Дальше Мэва как-то не слушала: она тут же вспомнила, как точно так же Гаскон обратился там, посреди взятой деревни, среди тяжелого кровавого запаха и едкой гари. Может быть, это могло стать последним, что она услышала бы, — собственное имя… Мэва замерла, пораженная этой мыслью. Почему-то в голове ее не укладывалось, что и Гаскон может умереть. Он, самый, пожалуй, живой из них.

— Ваше величество, — поправила она наконец, когда молчание стало совсем неудобным; себе самой Мэва напоминала чопорную старуху, — оставалось надеяться, что ей это лишь казалось. — Ты никогда не запомнишь?

— Отчего же, станешь и меня звать по титулу, и я сразу же начну обращаться не иначе как «ваше величество» и в пояс кланяться, — ехидно ощерился Гаскон. Ушиб головы ничуть не сбавил градус его желчности, и Мэва, по правде сказать, была рада видеть его привычным и прежним.

Делать вид, что ничего не случилось, — все, что ей оставалось. Война всегда уносит жизни; сегодня это безымянный солдат, который отдал жизнь за тебя, погиб со знаменем Лирии в руках, и в трупном окоченении мертво впиваясь в древко, а завтра смерть заберет твоего ближайшего советника, и ты ничего не сможешь поделать. Абсолютно ничего: перед судьбой склоняют головы все, даже короли в золоченых венцах; ведьмак тот на Яруге что-то говорил, кажется, о Предназначении и Пути. Должно быть, им не отмерено слишком-то много времени…

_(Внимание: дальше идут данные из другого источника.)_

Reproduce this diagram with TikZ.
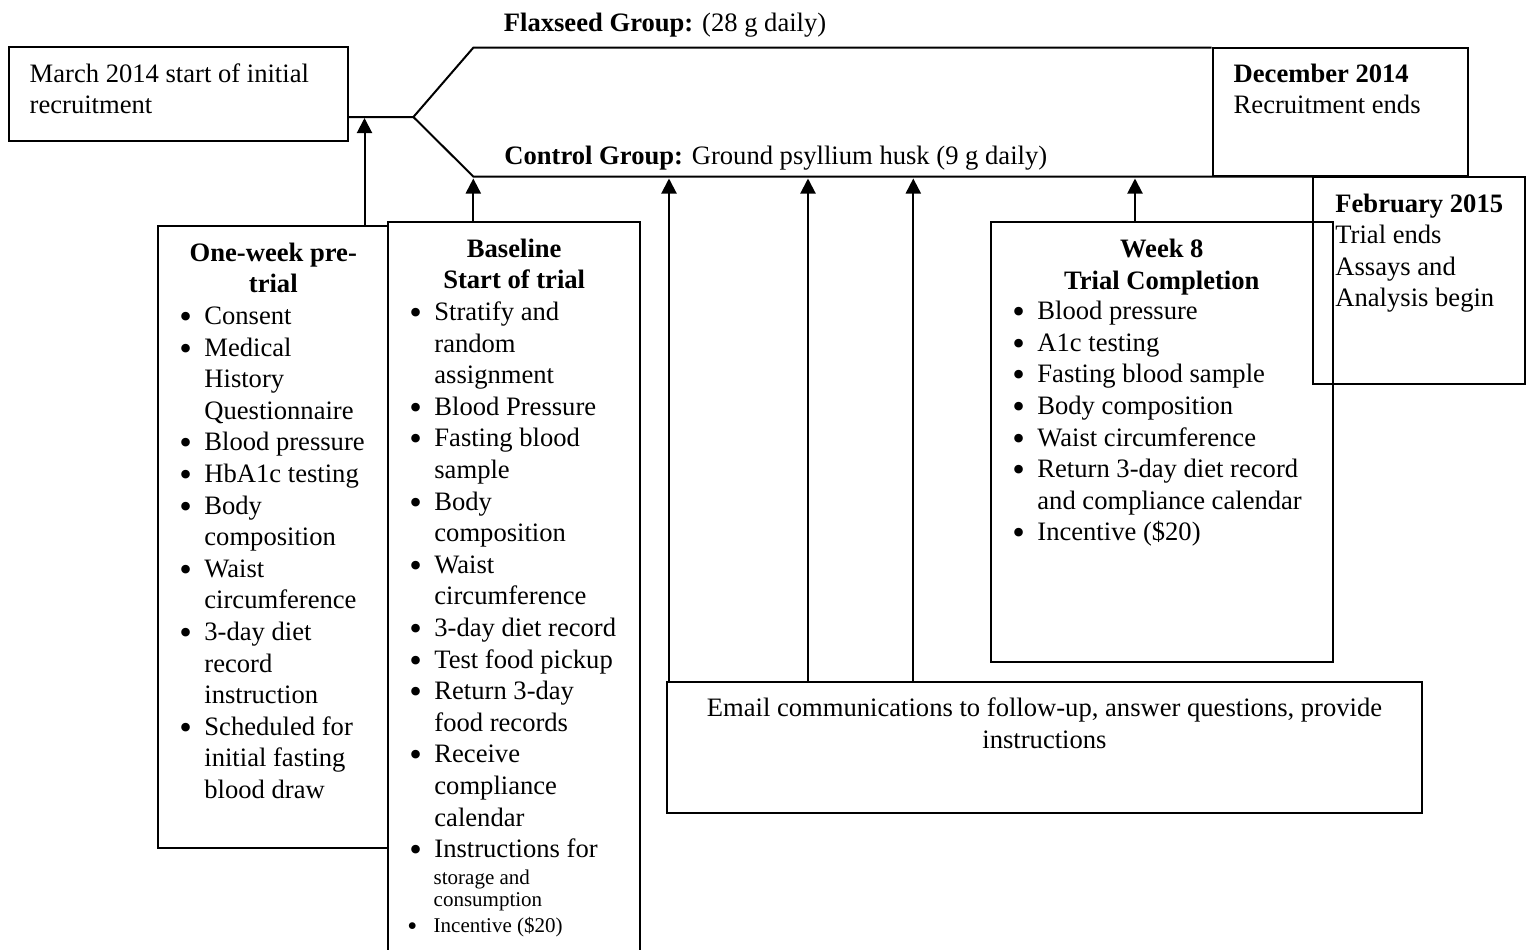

— Так как же тебя звать, Кобелиным князем? — невинно спросила Мэва, отгоняя тяжелые мысли. — Или как там еще было… Принц плутов, Барон бандитов и Маркиз мерзавцев? Гаскон, я впечатлена твоей фантазией, — выговаривала она, глядя, как несколько перекашивается его самоуверенный оскал. — Ты сам все это придумывал? Очень… мило.

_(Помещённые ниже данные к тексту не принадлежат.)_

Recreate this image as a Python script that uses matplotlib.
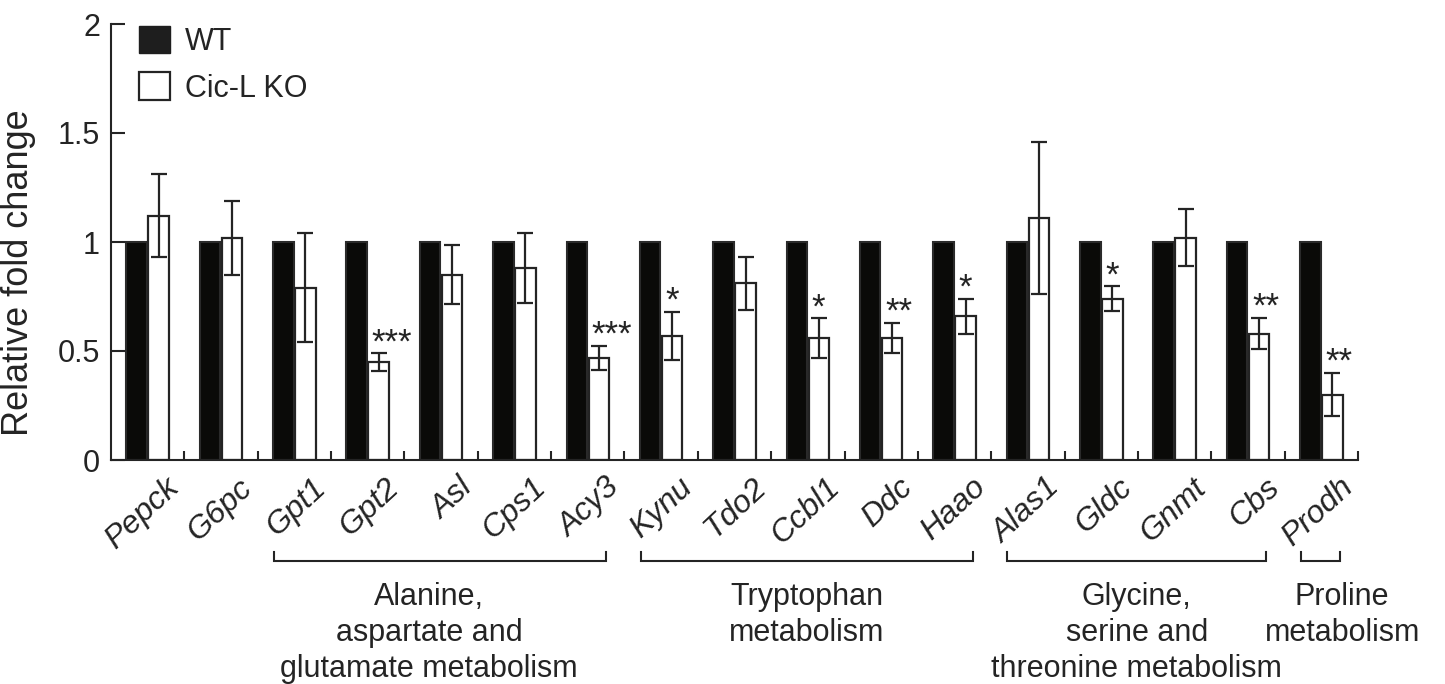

Слово Мэве совершенно не соответствовало, выбивалось немного, почти смущая, но она внутренне торжествовала, глядя на замешательство Гаскона — тщательно скрываемое, конечно же, но прекрасно видное той, кто провел с ним в пути столько времени, кто выучил все его повадки и ухищрения. Наверное, ей тоже было бы немного стыдно за такие мальчишеские титулы, примеряемые с невыразимой серьезностью.

— Где ты это взяла? — удивился Гаскон.

— Еще давно, когда мы были врагами, — нерадостно сказала Мэва, с глухой тоской вспоминая о тех далеких днях, когда все, как казалось, было гораздо проще. — Мои люди перехватили какие-то твои приказы, кажется. Я почти не могу понять, что это было, край обтрепался… зато подписи видны прекрасно.

— И ты хранила записку все это время? — недоверчиво переспросил Гаскон.

— Внезапно нашла теперь, она была в подкладке моего дорожного камзола. Должно быть, сунула случайно и забыла, а бумага там и пролежала.

— Сожги, — отмахнулся Гаскон. — Разве этот огрызок бумаги что-то значит?

Мэва промолчала, чуть царапая ладони ногтями. Наверное, им обоим хотелось верить, что это что-то значит. Встретились взглядами; Мэва сдалась первой.

— Предлагаю соглашение, — улыбнулась она легко. — Я сжигаю бумагу и не показываю каждой душе в лагере — а они наверняка оценят все твои собственноручно придуманные подписи, долго еще будут болтать о твоей светлой персоне… А мы забываем об этом, и ты зовешь меня так, как следует. Хотя бы недолго, три дня.